PROBLEM TO WORK ON — Exclude the pictures and return every line exactly as written.
------------------------
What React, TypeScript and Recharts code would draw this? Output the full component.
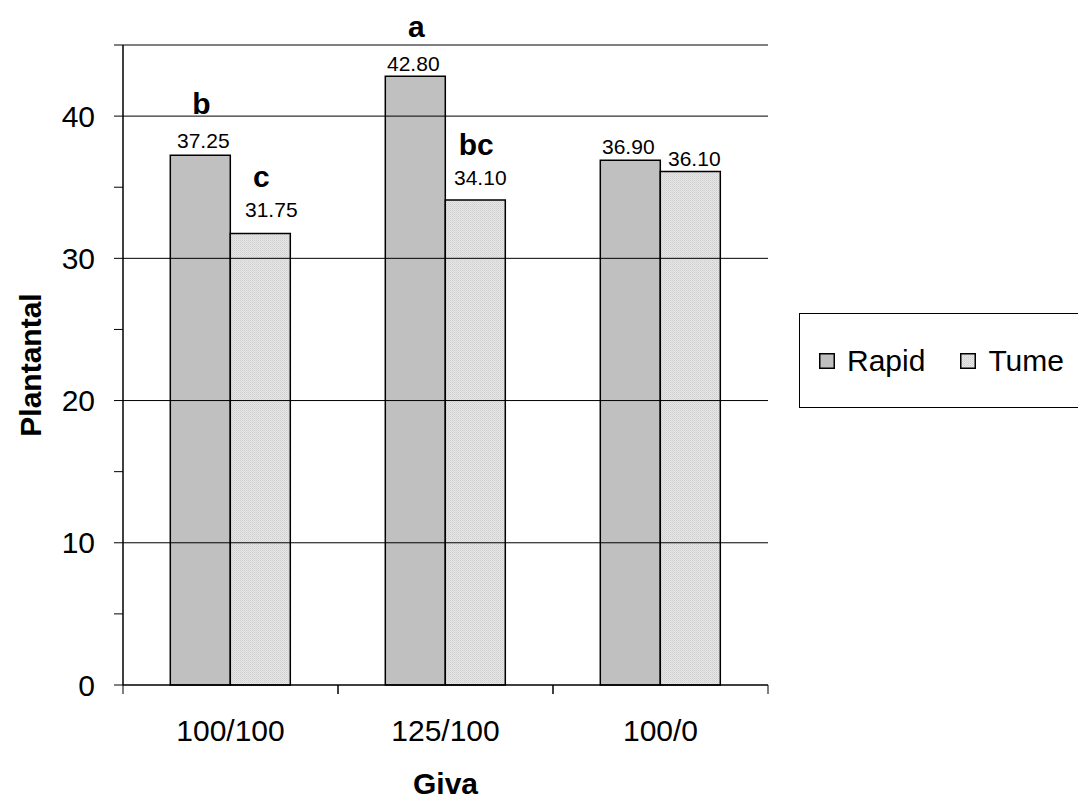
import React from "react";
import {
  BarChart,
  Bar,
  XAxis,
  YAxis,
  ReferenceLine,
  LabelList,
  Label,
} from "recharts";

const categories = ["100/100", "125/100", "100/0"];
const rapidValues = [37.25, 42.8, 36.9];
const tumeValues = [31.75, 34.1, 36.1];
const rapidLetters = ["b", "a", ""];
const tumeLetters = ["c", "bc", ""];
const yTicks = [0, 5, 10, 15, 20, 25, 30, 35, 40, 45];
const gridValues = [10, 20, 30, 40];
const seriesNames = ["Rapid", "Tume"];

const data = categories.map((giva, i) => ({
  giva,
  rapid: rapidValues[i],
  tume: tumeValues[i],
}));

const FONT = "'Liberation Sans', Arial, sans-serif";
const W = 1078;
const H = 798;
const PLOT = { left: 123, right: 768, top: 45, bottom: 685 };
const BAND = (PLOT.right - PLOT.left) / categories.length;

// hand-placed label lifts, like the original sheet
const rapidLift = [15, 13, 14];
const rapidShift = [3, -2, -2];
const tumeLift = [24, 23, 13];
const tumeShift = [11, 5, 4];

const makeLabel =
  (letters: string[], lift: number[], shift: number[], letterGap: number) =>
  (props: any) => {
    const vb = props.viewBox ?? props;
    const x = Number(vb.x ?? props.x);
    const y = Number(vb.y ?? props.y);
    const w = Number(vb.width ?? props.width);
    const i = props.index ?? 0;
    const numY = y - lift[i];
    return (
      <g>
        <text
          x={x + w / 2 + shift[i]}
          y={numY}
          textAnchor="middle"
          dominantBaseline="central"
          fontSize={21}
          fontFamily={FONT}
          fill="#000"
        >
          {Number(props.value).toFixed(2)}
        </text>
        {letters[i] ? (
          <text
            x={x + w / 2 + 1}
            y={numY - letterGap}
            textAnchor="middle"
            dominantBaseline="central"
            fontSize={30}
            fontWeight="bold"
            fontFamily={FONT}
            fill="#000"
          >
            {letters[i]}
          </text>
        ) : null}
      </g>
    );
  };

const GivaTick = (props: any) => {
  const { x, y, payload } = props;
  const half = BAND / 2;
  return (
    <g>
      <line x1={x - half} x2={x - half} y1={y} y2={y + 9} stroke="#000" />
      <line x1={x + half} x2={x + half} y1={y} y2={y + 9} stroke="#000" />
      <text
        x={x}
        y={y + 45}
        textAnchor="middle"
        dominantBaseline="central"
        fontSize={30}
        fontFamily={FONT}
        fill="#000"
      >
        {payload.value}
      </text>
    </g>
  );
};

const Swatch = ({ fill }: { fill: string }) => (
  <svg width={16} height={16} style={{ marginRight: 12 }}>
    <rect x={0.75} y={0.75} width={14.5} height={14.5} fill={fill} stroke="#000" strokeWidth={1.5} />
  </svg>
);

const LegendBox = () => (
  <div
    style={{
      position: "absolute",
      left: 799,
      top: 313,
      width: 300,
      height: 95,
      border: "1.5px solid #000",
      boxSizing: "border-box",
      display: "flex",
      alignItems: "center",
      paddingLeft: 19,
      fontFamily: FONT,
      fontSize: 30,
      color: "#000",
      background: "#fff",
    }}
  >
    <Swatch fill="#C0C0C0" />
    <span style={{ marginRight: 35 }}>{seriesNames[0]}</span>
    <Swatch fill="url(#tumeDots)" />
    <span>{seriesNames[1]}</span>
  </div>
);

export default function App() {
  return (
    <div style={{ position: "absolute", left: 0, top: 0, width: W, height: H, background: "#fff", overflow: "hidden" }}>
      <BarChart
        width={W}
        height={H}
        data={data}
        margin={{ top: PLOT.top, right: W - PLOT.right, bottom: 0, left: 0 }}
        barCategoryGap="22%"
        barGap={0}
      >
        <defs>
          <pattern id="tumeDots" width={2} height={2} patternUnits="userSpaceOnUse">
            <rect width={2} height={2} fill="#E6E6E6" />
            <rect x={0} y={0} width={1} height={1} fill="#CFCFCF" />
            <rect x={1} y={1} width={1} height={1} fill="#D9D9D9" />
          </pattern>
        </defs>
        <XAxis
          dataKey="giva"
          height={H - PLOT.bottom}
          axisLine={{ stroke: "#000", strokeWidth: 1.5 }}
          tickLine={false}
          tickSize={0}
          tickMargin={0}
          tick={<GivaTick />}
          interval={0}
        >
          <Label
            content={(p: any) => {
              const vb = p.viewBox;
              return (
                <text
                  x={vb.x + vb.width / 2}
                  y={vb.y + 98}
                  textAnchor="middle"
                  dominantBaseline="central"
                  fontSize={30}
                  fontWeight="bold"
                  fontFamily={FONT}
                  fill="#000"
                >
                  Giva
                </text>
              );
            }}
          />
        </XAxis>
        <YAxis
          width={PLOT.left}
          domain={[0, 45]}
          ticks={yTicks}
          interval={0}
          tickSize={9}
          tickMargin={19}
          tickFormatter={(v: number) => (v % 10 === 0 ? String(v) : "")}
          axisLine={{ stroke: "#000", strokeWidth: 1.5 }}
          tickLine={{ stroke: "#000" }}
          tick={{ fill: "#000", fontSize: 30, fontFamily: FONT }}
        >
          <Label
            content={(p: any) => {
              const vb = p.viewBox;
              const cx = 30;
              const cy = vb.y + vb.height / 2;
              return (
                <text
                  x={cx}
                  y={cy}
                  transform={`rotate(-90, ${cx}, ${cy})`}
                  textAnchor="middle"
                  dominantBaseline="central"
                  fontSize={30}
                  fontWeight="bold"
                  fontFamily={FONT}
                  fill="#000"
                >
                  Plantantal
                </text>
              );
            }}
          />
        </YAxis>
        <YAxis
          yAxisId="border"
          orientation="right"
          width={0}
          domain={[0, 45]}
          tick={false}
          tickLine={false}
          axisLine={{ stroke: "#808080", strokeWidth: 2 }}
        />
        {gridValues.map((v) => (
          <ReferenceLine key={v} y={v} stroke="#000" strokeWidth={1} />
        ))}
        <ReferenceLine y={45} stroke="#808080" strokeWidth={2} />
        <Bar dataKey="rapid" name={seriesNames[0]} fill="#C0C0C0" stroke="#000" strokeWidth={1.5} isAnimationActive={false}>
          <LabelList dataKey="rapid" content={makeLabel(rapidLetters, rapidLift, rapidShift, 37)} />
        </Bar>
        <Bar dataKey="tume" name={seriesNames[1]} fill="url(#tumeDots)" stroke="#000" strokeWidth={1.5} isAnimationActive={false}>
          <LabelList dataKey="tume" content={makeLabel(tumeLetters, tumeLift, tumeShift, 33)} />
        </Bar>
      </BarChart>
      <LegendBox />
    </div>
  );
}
------------------------
ANSWER FOR THIS EXERCISE —
What React, TypeScript and Recharts code would draw this? Output the full component.
import React from "react";
import {
  BarChart,
  Bar,
  XAxis,
  YAxis,
  ReferenceLine,
  LabelList,
  Label,
} from "recharts";

const categories = ["100/100", "125/100", "100/0"];
const rapidValues = [37.25, 42.8, 36.9];
const tumeValues = [31.75, 34.1, 36.1];
const rapidLetters = ["b", "a", ""];
const tumeLetters = ["c", "bc", ""];
const yTicks = [0, 5, 10, 15, 20, 25, 30, 35, 40, 45];
const gridValues = [10, 20, 30, 40];
const seriesNames = ["Rapid", "Tume"];

const data = categories.map((giva, i) => ({
  giva,
  rapid: rapidValues[i],
  tume: tumeValues[i],
}));

const FONT = "'Liberation Sans', Arial, sans-serif";
const W = 1078;
const H = 798;
const PLOT = { left: 123, right: 768, top: 45, bottom: 685 };
const BAND = (PLOT.right - PLOT.left) / categories.length;

// hand-placed label lifts, like the original sheet
const rapidLift = [15, 13, 14];
const rapidShift = [3, -2, -2];
const tumeLift = [24, 23, 13];
const tumeShift = [11, 5, 4];

const makeLabel =
  (letters: string[], lift: number[], shift: number[], letterGap: number) =>
  (props: any) => {
    const vb = props.viewBox ?? props;
    const x = Number(vb.x ?? props.x);
    const y = Number(vb.y ?? props.y);
    const w = Number(vb.width ?? props.width);
    const i = props.index ?? 0;
    const numY = y - lift[i];
    return (
      <g>
        <text
          x={x + w / 2 + shift[i]}
          y={numY}
          textAnchor="middle"
          dominantBaseline="central"
          fontSize={21}
          fontFamily={FONT}
          fill="#000"
        >
          {Number(props.value).toFixed(2)}
        </text>
        {letters[i] ? (
          <text
            x={x + w / 2 + 1}
            y={numY - letterGap}
            textAnchor="middle"
            dominantBaseline="central"
            fontSize={30}
            fontWeight="bold"
            fontFamily={FONT}
            fill="#000"
          >
            {letters[i]}
          </text>
        ) : null}
      </g>
    );
  };

const GivaTick = (props: any) => {
  const { x, y, payload } = props;
  const half = BAND / 2;
  return (
    <g>
      <line x1={x - half} x2={x - half} y1={y} y2={y + 9} stroke="#000" />
      <line x1={x + half} x2={x + half} y1={y} y2={y + 9} stroke="#000" />
      <text
        x={x}
        y={y + 45}
        textAnchor="middle"
        dominantBaseline="central"
        fontSize={30}
        fontFamily={FONT}
        fill="#000"
      >
        {payload.value}
      </text>
    </g>
  );
};

const Swatch = ({ fill }: { fill: string }) => (
  <svg width={16} height={16} style={{ marginRight: 12 }}>
    <rect x={0.75} y={0.75} width={14.5} height={14.5} fill={fill} stroke="#000" strokeWidth={1.5} />
  </svg>
);

const LegendBox = () => (
  <div
    style={{
      position: "absolute",
      left: 799,
      top: 313,
      width: 300,
      height: 95,
      border: "1.5px solid #000",
      boxSizing: "border-box",
      display: "flex",
      alignItems: "center",
      paddingLeft: 19,
      fontFamily: FONT,
      fontSize: 30,
      color: "#000",
      background: "#fff",
    }}
  >
    <Swatch fill="#C0C0C0" />
    <span style={{ marginRight: 35 }}>{seriesNames[0]}</span>
    <Swatch fill="url(#tumeDots)" />
    <span>{seriesNames[1]}</span>
  </div>
);

export default function App() {
  return (
    <div style={{ position: "absolute", left: 0, top: 0, width: W, height: H, background: "#fff", overflow: "hidden" }}>
      <BarChart
        width={W}
        height={H}
        data={data}
        margin={{ top: PLOT.top, right: W - PLOT.right, bottom: 0, left: 0 }}
        barCategoryGap="22%"
        barGap={0}
      >
        <defs>
          <pattern id="tumeDots" width={2} height={2} patternUnits="userSpaceOnUse">
            <rect width={2} height={2} fill="#E6E6E6" />
            <rect x={0} y={0} width={1} height={1} fill="#CFCFCF" />
            <rect x={1} y={1} width={1} height={1} fill="#D9D9D9" />
          </pattern>
        </defs>
        <XAxis
          dataKey="giva"
          height={H - PLOT.bottom}
          axisLine={{ stroke: "#000", strokeWidth: 1.5 }}
          tickLine={false}
          tickSize={0}
          tickMargin={0}
          tick={<GivaTick />}
          interval={0}
        >
          <Label
            content={(p: any) => {
              const vb = p.viewBox;
              return (
                <text
                  x={vb.x + vb.width / 2}
                  y={vb.y + 98}
                  textAnchor="middle"
                  dominantBaseline="central"
                  fontSize={30}
                  fontWeight="bold"
                  fontFamily={FONT}
                  fill="#000"
                >
                  Giva
                </text>
              );
            }}
          />
        </XAxis>
        <YAxis
          width={PLOT.left}
          domain={[0, 45]}
          ticks={yTicks}
          interval={0}
          tickSize={9}
          tickMargin={19}
          tickFormatter={(v: number) => (v % 10 === 0 ? String(v) : "")}
          axisLine={{ stroke: "#000", strokeWidth: 1.5 }}
          tickLine={{ stroke: "#000" }}
          tick={{ fill: "#000", fontSize: 30, fontFamily: FONT }}
        >
          <Label
            content={(p: any) => {
              const vb = p.viewBox;
              const cx = 30;
              const cy = vb.y + vb.height / 2;
              return (
                <text
                  x={cx}
                  y={cy}
                  transform={`rotate(-90, ${cx}, ${cy})`}
                  textAnchor="middle"
                  dominantBaseline="central"
                  fontSize={30}
                  fontWeight="bold"
                  fontFamily={FONT}
                  fill="#000"
                >
                  Plantantal
                </text>
              );
            }}
          />
        </YAxis>
        <YAxis
          yAxisId="border"
          orientation="right"
          width={0}
          domain={[0, 45]}
          tick={false}
          tickLine={false}
          axisLine={{ stroke: "#808080", strokeWidth: 2 }}
        />
        {gridValues.map((v) => (
          <ReferenceLine key={v} y={v} stroke="#000" strokeWidth={1} />
        ))}
        <ReferenceLine y={45} stroke="#808080" strokeWidth={2} />
        <Bar dataKey="rapid" name={seriesNames[0]} fill="#C0C0C0" stroke="#000" strokeWidth={1.5} isAnimationActive={false}>
          <LabelList dataKey="rapid" content={makeLabel(rapidLetters, rapidLift, rapidShift, 37)} />
        </Bar>
        <Bar dataKey="tume" name={seriesNames[1]} fill="url(#tumeDots)" stroke="#000" strokeWidth={1.5} isAnimationActive={false}>
          <LabelList dataKey="tume" content={makeLabel(tumeLetters, tumeLift, tumeShift, 33)} />
        </Bar>
      </BarChart>
      <LegendBox />
    </div>
  );
}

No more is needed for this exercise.